Eileen Dahnert, Dorothy Cook, Evelyn Tresemer, Glen Wachholz, Donald Knoop, Milton Tock, Betty Marg, Raymond Zipfel, Harold Beilke, Robert Knoop, Melvin Appleyard, Velda Lewerenz, Jake Moeller, Jr., Lavern Zschernitz, Glorietta Grottke, Esther Keuer, Duane Anding, Edith Pflughoeft and Herbert Jaster.

•••••••••

Those who are fond of canned soup took comfort in the announced in ration values.  All canned and bottled soups were reduced from 8 points to six points, with the exception of tomato, which was cut to four points.

•••••••••

The Franklin School, Town of Fremont, will be closed during the next school year.  This was determined at a meeting of the electors of the district last week, the vote being 10 to 6 in favor of the closing.  The decision affects only the coming school year.

 

The pupils of the Franklin School have numbered 10 the current year, with the prospect of perhaps even fewer in the coming year.  All of the children, with possibly one exception, are within walking distance of other schools.

 

The Franklin School thus becomes a war casualty.

 

The decision has also been reached to reduce the White Eagle State Graded School in the Town of Thorp from two rooms to one.  The current enrollment in that school is 28.

 

(It was difficult to find teachers for the rural schools during the World War II years.  Some of those young women chose to leave the teaching profession for defense factory jobs in the bigger cities.

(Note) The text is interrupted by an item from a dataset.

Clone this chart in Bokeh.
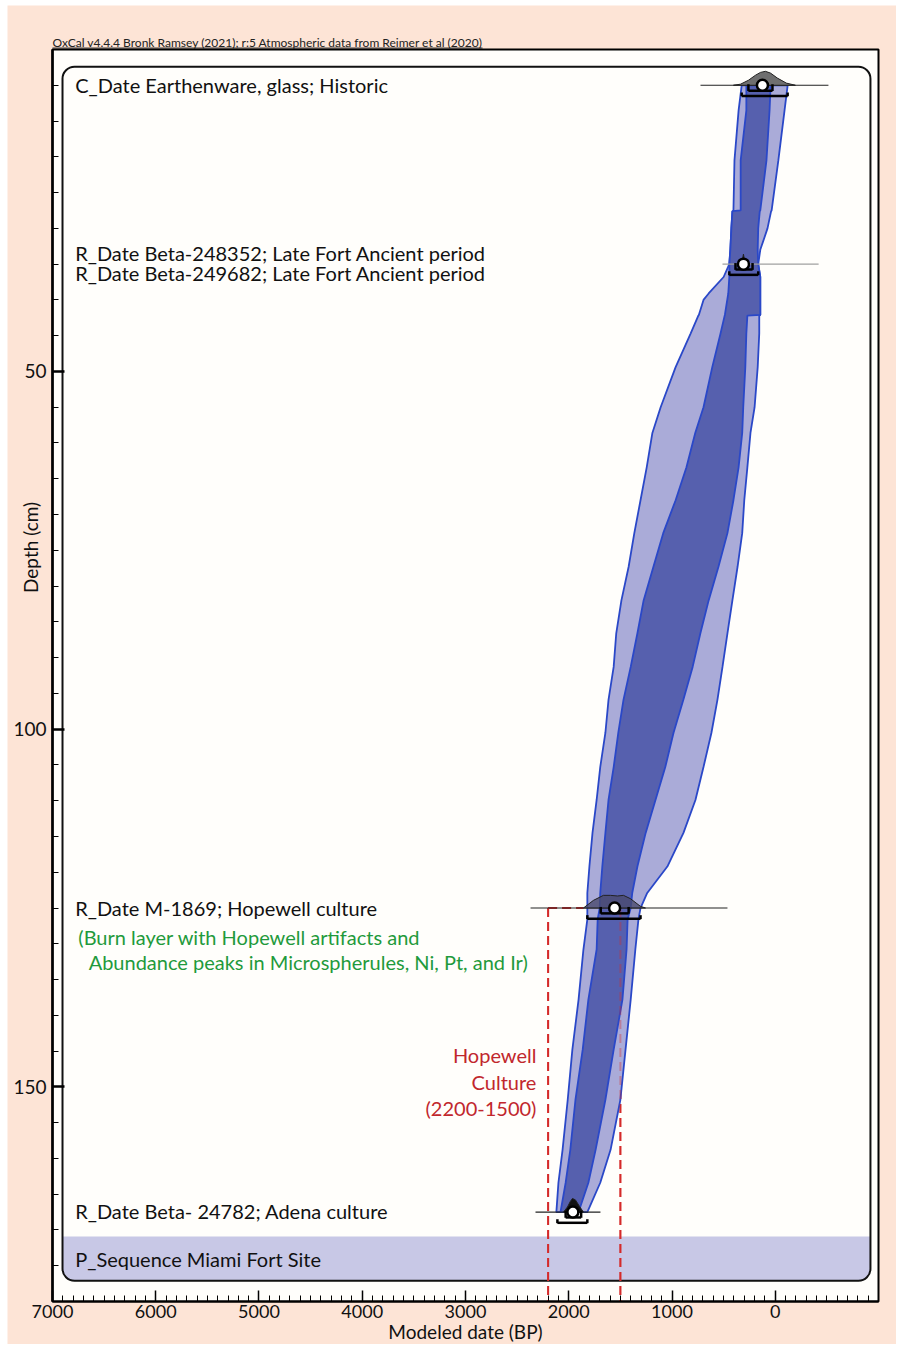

DZ)

•••••••••

A May contingent of 60 men will be made up by the selective service board of Clark County.  They will consist of married men, without children, almost wholly when these men have gone to Milwaukee for examination, the cupboard will be bare, except for casual replenishment .  The local board will then be in the position of waiting for further instructions from above, with the finger seeming to point to married men with children as the obvious resource.                                                                                          

•••••••••

There are some so-called “Ghost Towns” within Clark County, towns of the county’s early days, that have disappeared.  One of those villages was Shortville, in Washburn Township, located at the intersection of State Hwy 73 and Miller Ave.  it had a store, a cheese factory, a school and a church, which was founded by James, Andrew, John, Stephen and George Short.

 

Nevins post office, established in 1879, was located 1 1/4 mile east of the County Road W and Hwy 73 intersection, and near Thompson Creek, in the Town of Sherwood.  Thomas J. La Flesh was the first postmaster.